One way to maximise this electricity is by using a solar diverter. This is also known as a PV booster, solar PV optimiser or solar immersion controller. These divert excess electricity generated by the panels to an immersion heater to heat your hot water. If, during this time, you switch something on that would exceed the amount of electricity produced by the panels, the immersion heater would automatically turn off.

Key considerations

  • Roof area. Several factors will influence the size of the system, including roof area and home electricity use. An area of about 10-20 m2 could deliver 20-45% of household electricity needs.
  • Shading. The roof space should be unshaded (e.g., few trees and no tall buildings). This is particularly important when using string inverters.
  • Orientation. The roof will ideally face South to take advantage of maximum daylight exposure. Tilt angle is also important. If you have a flat roof, consider tilt frames or frameless panels to avoid water pooling in the panels and eventually creeping in.
  • Permissions. Solar panels are permitted developments, so households should not need planning permission. Householders should nevertheless check with their local authority, as there may be limits and restrictions.
  • Warranties. Ask installers to include a performance warranty (typically 25 years), an installation warranty (5 years to guarantee workmanship) as well as a product warranty (10 years is good). The product warranty is the one you’re more likely to use if there’s a problem.

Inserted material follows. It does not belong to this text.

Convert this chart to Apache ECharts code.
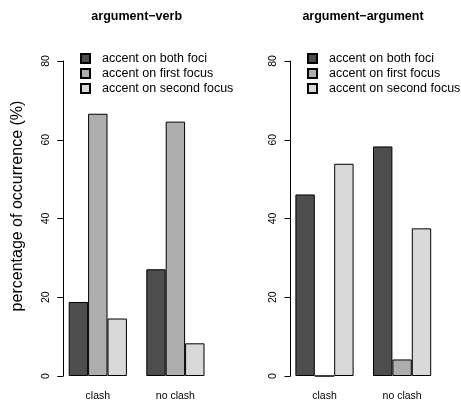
<!DOCTYPE html>
<html>
<head>
<meta charset="utf-8">
<script src="https://cdn.jsdelivr.net/npm/echarts@6/dist/echarts.min.js"></script>
<style>
  html, body { margin: 0; padding: 0; background: #fff; }
  #chart { width: 461px; height: 402px; }
</style>
</head>
<body>
<div id="chart"></div>
<script>
// Groups on the x axis and the three accent patterns
const groups = ['clash', 'no clash'];
const patterns = ['accent on both foci', 'accent on first focus', 'accent on second focus'];
const panelTitles = ['argument\u2212verb', 'argument\u2212argument'];
const yTicks = [0, 20, 40, 60, 80];

// argument–verb panel (percentage of occurrence)
const verbBoth = [18.8, 27.1];
const verbFirst = [66.6, 64.6];
const verbSecond = [14.6, 8.3];

// argument–argument panel
const argBoth = [46.1, 58.3];
const argFirst = [0, 4.2];
const argSecond = [53.9, 37.5];

const fills = ['#4D4D4D', '#AEAEAE', '#D9D9D9'];
const FONT = 'Liberation Sans, Arial, Helvetica, sans-serif';

const panels = [
  { left: 59, offset: -4.3, legendLeft: 80, values: [verbBoth, verbFirst, verbSecond] },
  { left: 285.7, offset: -4.8, legendLeft: 307, values: [argBoth, argFirst, argSecond] }
];

const grid = [], xAxis = [], yAxis = [], series = [], legend = [];

panels.forEach((p, i) => {
  grid.push({ left: p.left, top: 61, width: 155.2, height: 315, containLabel: false });
  xAxis.push({
    type: 'category', gridIndex: i, data: groups,
    axisLine: { show: false }, axisTick: { show: false },
    axisLabel: { color: '#000', fontFamily: FONT, fontSize: 10.5, margin: 15 }
  });
  yAxis.push({
    type: 'value', gridIndex: i, min: yTicks[0], max: yTicks[yTicks.length - 1], interval: 20,
    offset: p.offset,
    splitLine: { show: false },
    axisLine: { show: true, lineStyle: { color: '#000', width: 1 } },
    axisTick: { show: true, length: 6, lineStyle: { color: '#000', width: 1 } },
    axisLabel: { color: '#000', fontFamily: FONT, fontSize: 10.5, rotate: 90, margin: 12 }
  });
  patterns.forEach((name, k) => {
    series.push({
      type: 'bar', name: name, xAxisIndex: i, yAxisIndex: i,
      data: p.values[k],
      barGap: '0%', barCategoryGap: '25%',
      itemStyle: { color: fills[k], borderColor: '#000', borderWidth: 1 },
      emphasis: { disabled: true },
      animation: false
    });
  });
  legend.push({
    orient: 'vertical', left: p.legendLeft, top: 52, padding: 0,
    itemWidth: 9, itemHeight: 9, itemGap: 2, icon: 'rect',
    data: patterns,
    textStyle: { color: '#000', fontFamily: FONT, fontSize: 12.5, lineHeight: 12, padding: [0, 0, 0, 7] }
  });
});

const chart = echarts.init(document.getElementById('chart'), null, { renderer: 'canvas' });
chart.setOption({
  animation: false,
  backgroundColor: '#fff',
  grid, xAxis, yAxis, series, legend,
  graphic: [
    { type: 'text', x: 136.7, y: 17, style: { text: panelTitles[0], font: 'bold 12.5px ' + FONT, fill: '#000', align: 'center', verticalAlign: 'middle' } },
    { type: 'text', x: 363, y: 17, style: { text: panelTitles[1], font: 'bold 12.5px ' + FONT, fill: '#000', align: 'center', verticalAlign: 'middle' } },
    { type: 'text', x: 17.5, y: 206, rotation: Math.PI / 2, style: { text: 'percentage of occurrence (%)', font: '16px ' + FONT, fill: '#000', align: 'center', verticalAlign: 'middle' } }
  ]
});
</script>
</body>
</html>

  • Electric vehicles. Consider oversizing your PV system if you plan to get an electric vehicle.
  • Community Energy Networks. Join a community energy group. As a renewable energy generator, you can sell your extra electricity at a competitive price. And as a purchaser, you can often buy local renewable energy at competitive prices.
  • Batteries. You may not get a good financial return on your investment if you add batteries to the mix. But if your goal is to gain energy independence from the grid, batteries may be appropriate. They are also useful in case of power outages. (Tell your installer if you plan to use the battery as back up power since you may only be able to run critical household items on it.)